### WHAT YOU HAVE TO DO
Leave out the pictures and copy everything else below exactly.

### DATASET SECTION

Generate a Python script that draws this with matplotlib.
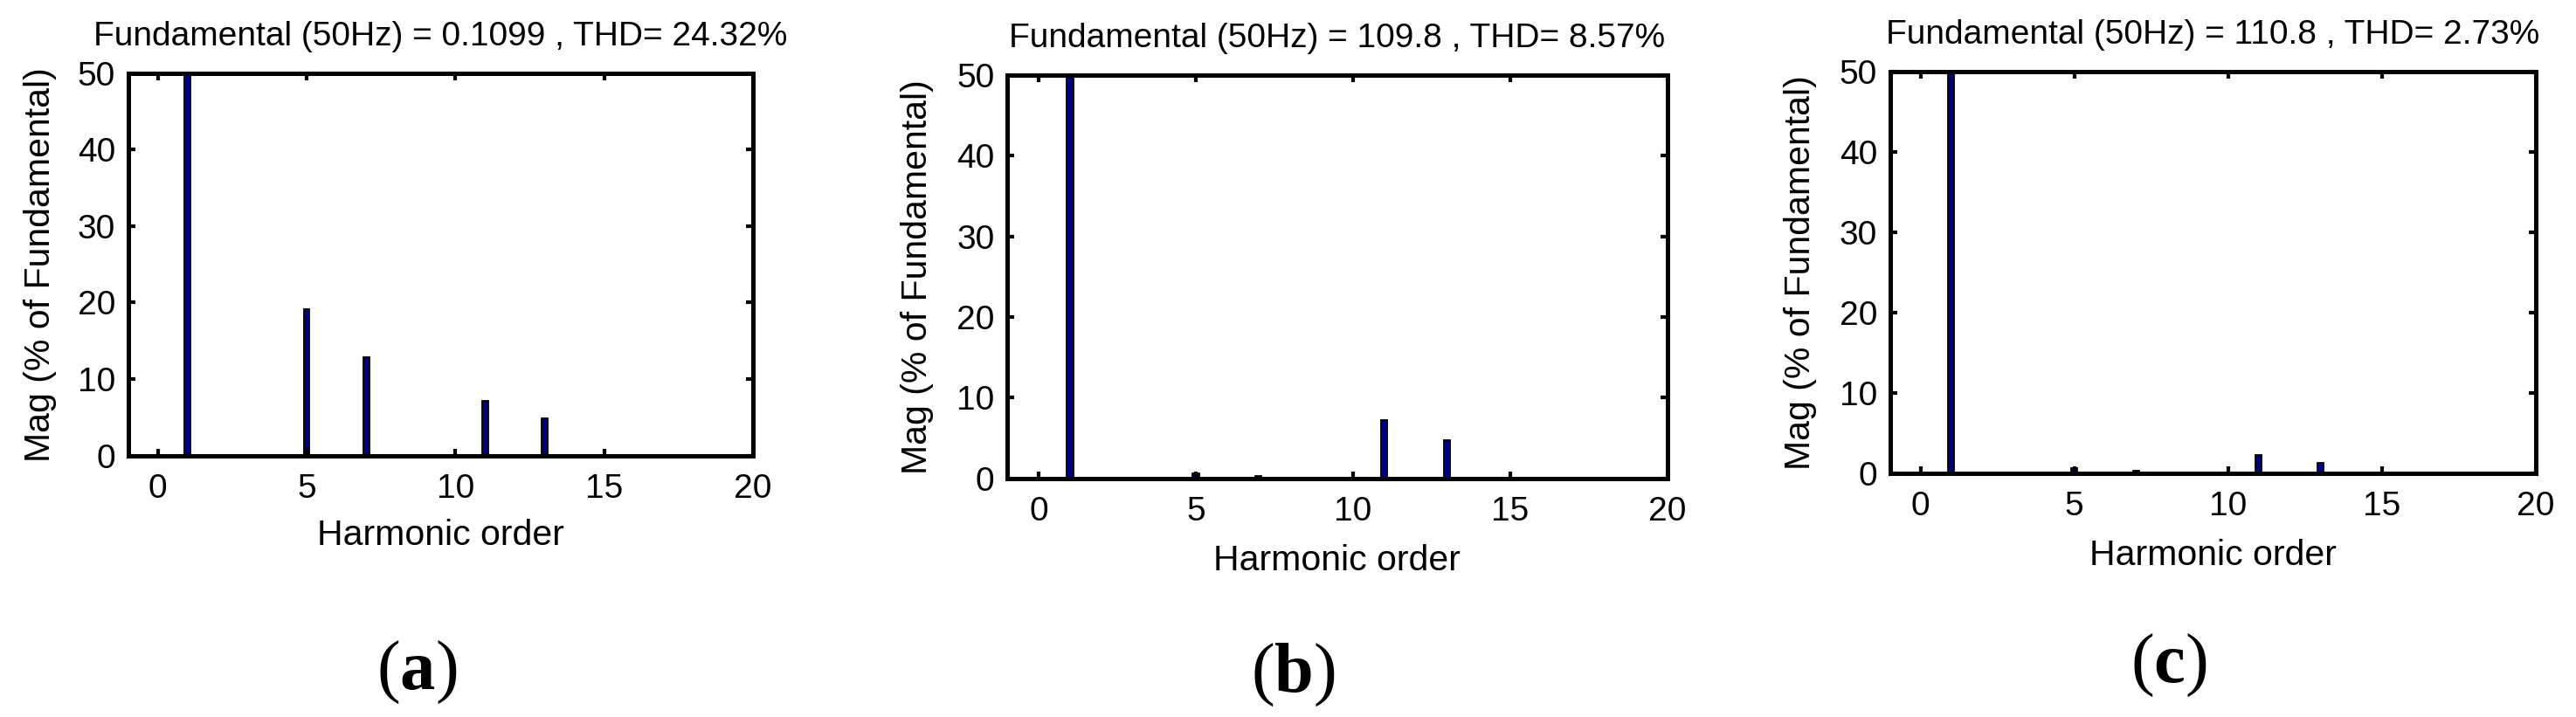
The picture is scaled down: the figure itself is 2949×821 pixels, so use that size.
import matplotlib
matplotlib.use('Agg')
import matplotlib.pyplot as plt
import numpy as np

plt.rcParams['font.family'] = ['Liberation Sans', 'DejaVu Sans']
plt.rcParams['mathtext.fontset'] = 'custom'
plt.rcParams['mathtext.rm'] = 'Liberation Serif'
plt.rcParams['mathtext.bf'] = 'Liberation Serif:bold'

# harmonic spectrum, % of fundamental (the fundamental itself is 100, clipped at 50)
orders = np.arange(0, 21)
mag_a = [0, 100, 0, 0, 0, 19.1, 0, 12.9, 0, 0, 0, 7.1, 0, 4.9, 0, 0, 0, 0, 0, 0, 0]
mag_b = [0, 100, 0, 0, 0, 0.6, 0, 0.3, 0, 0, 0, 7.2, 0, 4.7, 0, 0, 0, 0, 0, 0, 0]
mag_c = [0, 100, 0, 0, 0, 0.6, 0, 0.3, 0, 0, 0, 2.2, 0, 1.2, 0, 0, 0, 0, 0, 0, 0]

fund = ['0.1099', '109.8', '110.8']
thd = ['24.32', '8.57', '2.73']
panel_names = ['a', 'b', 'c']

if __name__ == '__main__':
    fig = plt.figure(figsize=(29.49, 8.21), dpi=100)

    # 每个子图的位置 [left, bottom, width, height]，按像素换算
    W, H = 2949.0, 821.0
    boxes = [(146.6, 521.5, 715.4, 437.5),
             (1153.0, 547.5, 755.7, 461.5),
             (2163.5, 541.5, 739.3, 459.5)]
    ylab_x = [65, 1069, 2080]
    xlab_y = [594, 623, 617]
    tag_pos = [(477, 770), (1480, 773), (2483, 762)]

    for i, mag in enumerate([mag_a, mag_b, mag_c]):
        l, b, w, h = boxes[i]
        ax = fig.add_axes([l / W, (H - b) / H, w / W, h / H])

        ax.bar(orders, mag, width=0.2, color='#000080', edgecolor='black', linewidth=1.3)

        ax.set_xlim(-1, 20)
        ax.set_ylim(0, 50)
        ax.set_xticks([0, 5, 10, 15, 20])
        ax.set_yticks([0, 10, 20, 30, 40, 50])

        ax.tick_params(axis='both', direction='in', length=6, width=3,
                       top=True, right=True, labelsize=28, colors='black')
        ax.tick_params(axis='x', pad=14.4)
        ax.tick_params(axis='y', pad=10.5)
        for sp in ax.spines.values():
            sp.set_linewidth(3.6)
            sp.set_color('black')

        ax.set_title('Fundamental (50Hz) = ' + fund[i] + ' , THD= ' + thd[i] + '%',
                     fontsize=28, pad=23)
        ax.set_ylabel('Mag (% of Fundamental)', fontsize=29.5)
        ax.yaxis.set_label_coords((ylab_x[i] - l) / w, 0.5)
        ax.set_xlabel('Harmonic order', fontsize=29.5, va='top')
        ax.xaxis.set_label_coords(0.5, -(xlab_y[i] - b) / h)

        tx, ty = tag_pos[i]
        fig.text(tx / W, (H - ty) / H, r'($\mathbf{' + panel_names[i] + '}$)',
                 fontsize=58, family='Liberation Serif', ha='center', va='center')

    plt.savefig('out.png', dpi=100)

######

### RESULT
Generate a Python script that draws this with matplotlib.
The picture is scaled down: the figure itself is 2949×821 pixels, so use that size.
import matplotlib
matplotlib.use('Agg')
import matplotlib.pyplot as plt
import numpy as np

plt.rcParams['font.family'] = ['Liberation Sans', 'DejaVu Sans']
plt.rcParams['mathtext.fontset'] = 'custom'
plt.rcParams['mathtext.rm'] = 'Liberation Serif'
plt.rcParams['mathtext.bf'] = 'Liberation Serif:bold'

# harmonic spectrum, % of fundamental (the fundamental itself is 100, clipped at 50)
orders = np.arange(0, 21)
mag_a = [0, 100, 0, 0, 0, 19.1, 0, 12.9, 0, 0, 0, 7.1, 0, 4.9, 0, 0, 0, 0, 0, 0, 0]
mag_b = [0, 100, 0, 0, 0, 0.6, 0, 0.3, 0, 0, 0, 7.2, 0, 4.7, 0, 0, 0, 0, 0, 0, 0]
mag_c = [0, 100, 0, 0, 0, 0.6, 0, 0.3, 0, 0, 0, 2.2, 0, 1.2, 0, 0, 0, 0, 0, 0, 0]

fund = ['0.1099', '109.8', '110.8']
thd = ['24.32', '8.57', '2.73']
panel_names = ['a', 'b', 'c']

if __name__ == '__main__':
    fig = plt.figure(figsize=(29.49, 8.21), dpi=100)

    # 每个子图的位置 [left, bottom, width, height]，按像素换算
    W, H = 2949.0, 821.0
    boxes = [(146.6, 521.5, 715.4, 437.5),
             (1153.0, 547.5, 755.7, 461.5),
             (2163.5, 541.5, 739.3, 459.5)]
    ylab_x = [65, 1069, 2080]
    xlab_y = [594, 623, 617]
    tag_pos = [(477, 770), (1480, 773), (2483, 762)]

    for i, mag in enumerate([mag_a, mag_b, mag_c]):
        l, b, w, h = boxes[i]
        ax = fig.add_axes([l / W, (H - b) / H, w / W, h / H])

        ax.bar(orders, mag, width=0.2, color='#000080', edgecolor='black', linewidth=1.3)

        ax.set_xlim(-1, 20)
        ax.set_ylim(0, 50)
        ax.set_xticks([0, 5, 10, 15, 20])
        ax.set_yticks([0, 10, 20, 30, 40, 50])

        ax.tick_params(axis='both', direction='in', length=6, width=3,
                       top=True, right=True, labelsize=28, colors='black')
        ax.tick_params(axis='x', pad=14.4)
        ax.tick_params(axis='y', pad=10.5)
        for sp in ax.spines.values():
            sp.set_linewidth(3.6)
            sp.set_color('black')

        ax.set_title('Fundamental (50Hz) = ' + fund[i] + ' , THD= ' + thd[i] + '%',
                     fontsize=28, pad=23)
        ax.set_ylabel('Mag (% of Fundamental)', fontsize=29.5)
        ax.yaxis.set_label_coords((ylab_x[i] - l) / w, 0.5)
        ax.set_xlabel('Harmonic order', fontsize=29.5, va='top')
        ax.xaxis.set_label_coords(0.5, -(xlab_y[i] - b) / h)

        tx, ty = tag_pos[i]
        fig.text(tx / W, (H - ty) / H, r'($\mathbf{' + panel_names[i] + '}$)',
                 fontsize=58, family='Liberation Serif', ha='center', va='center')

    plt.savefig('out.png', dpi=100)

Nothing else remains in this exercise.